Five years after opening the first one in Canada, there are now 28 franchises and dealerships--including the Wenatchee store--in North America. The chain is coast-to-coast in Canada and has stores in several U.S. cities, including Philadelphia; Cleveland; Cincinnati; Fort Lauderdale, Fla.; Winston-Salem, N.C.; and Knoxville, Tenn.
“We try to align ourselves with funeral homes,” Carey says. “We want nothing antagonistic.”
Although a retail store is competition for a funeral home at one level, it can also be a good business ally because it’s in position to make recommendations to families looking for those services, Carey says.
Toby Haberlock, manager at Jones & Jones Funeral Directors in Wenatchee, says his establishment is prepared to deal with the changes that such enterprises are bringing to the industry.
“We’re going to have to be a little more competitive,” Haberlock says. “If that means reducing prices, we may indeed do that.”
The Vancouver, British Columbia-based Loewen Group bought Jones & Jones about 2 1/2 years ago.
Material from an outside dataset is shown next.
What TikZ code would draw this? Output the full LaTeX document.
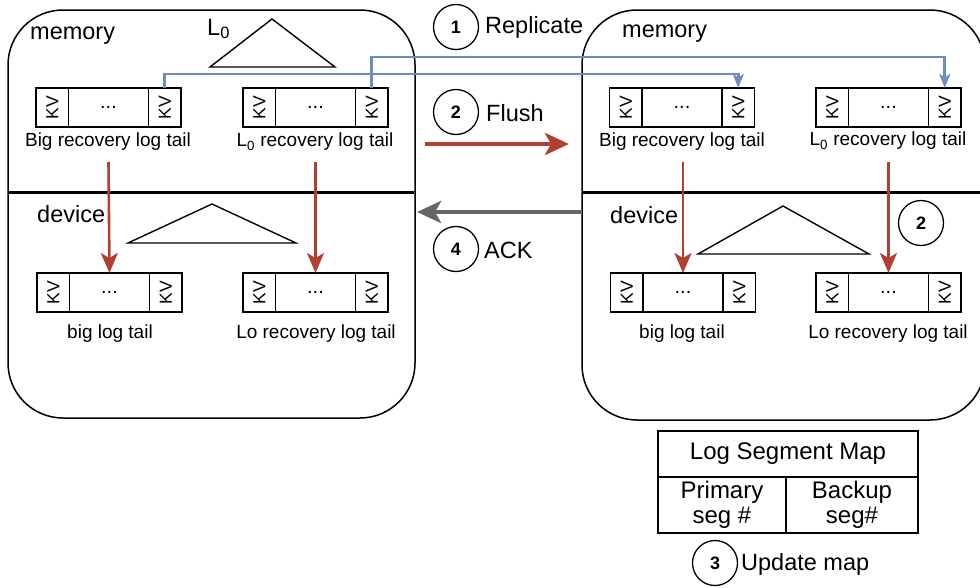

With several hundred mortuaries in North America, it is able to team up with some of the larger casket manufacturers for better wholesale prices, Haberlock says.
Caskets sold at Jones & Jones run from about $750 to $6,500, with even more expensive models available upon request, he says.
As for caskets purchased elsewhere: “We have absolutely no problem with them having it delivered or bringing it themselves. The same goes for urns.”
In January, the Justice Department approved a plan to let family-owned funeral homes band together to buy caskets at a bulk discount.
Family-owned funeral homes face stiff price-cutting from direct retail sellers of caskets and from corporate funeral-home chains that obtain quantity discounts from casket makers. So they sought permission from the department’s antitrust division to make joint purchases to get similar discounts.
Kichler says he expects to do business across the state once word gets out about the Casket Store.
“We’re centrally located. We feel we can service the state of Washington,” he says.
The Casket Store is located in a squat storefront in the business district, adjacent to Kichler and Otto’s paint store. There’s a car dealership across the street and a beauty salon next door.
Carey and Kichler believe the public is ready for this, but some folks in Wenatchee are still getting used to the idea of shopping around for a casket as you would a dishwasher or a new VCR.
“I’m all for free enterprise, but I think it’s kind of weird,” says Brenda Pelton, 40, manager of the downtown Cherie clothing shop.
“To me it’s sort of like the drugstore selling food. I get aggravated when I see the tuna there. Let the grocery store sell it.”
But James E. Heppell, 56, a grant-writing consultant interviewed as he ran some errands, said he’s not uncomfortable with the idea of retail coffin sales, though death is always difficult.
“I would just say it’s private enterprise doing what’s best,” he says. “It’s nice to have . . . competition there.”
Kichler, 32, and Otto, 27, believe that time is on their side--and that baby boomers will be too, once they get accustomed to the notion.
“It’s an entirely new concept,” Kichler says.
“Baby boomers are intelligent consumers. We’re looking at a crowd a little more open to it.”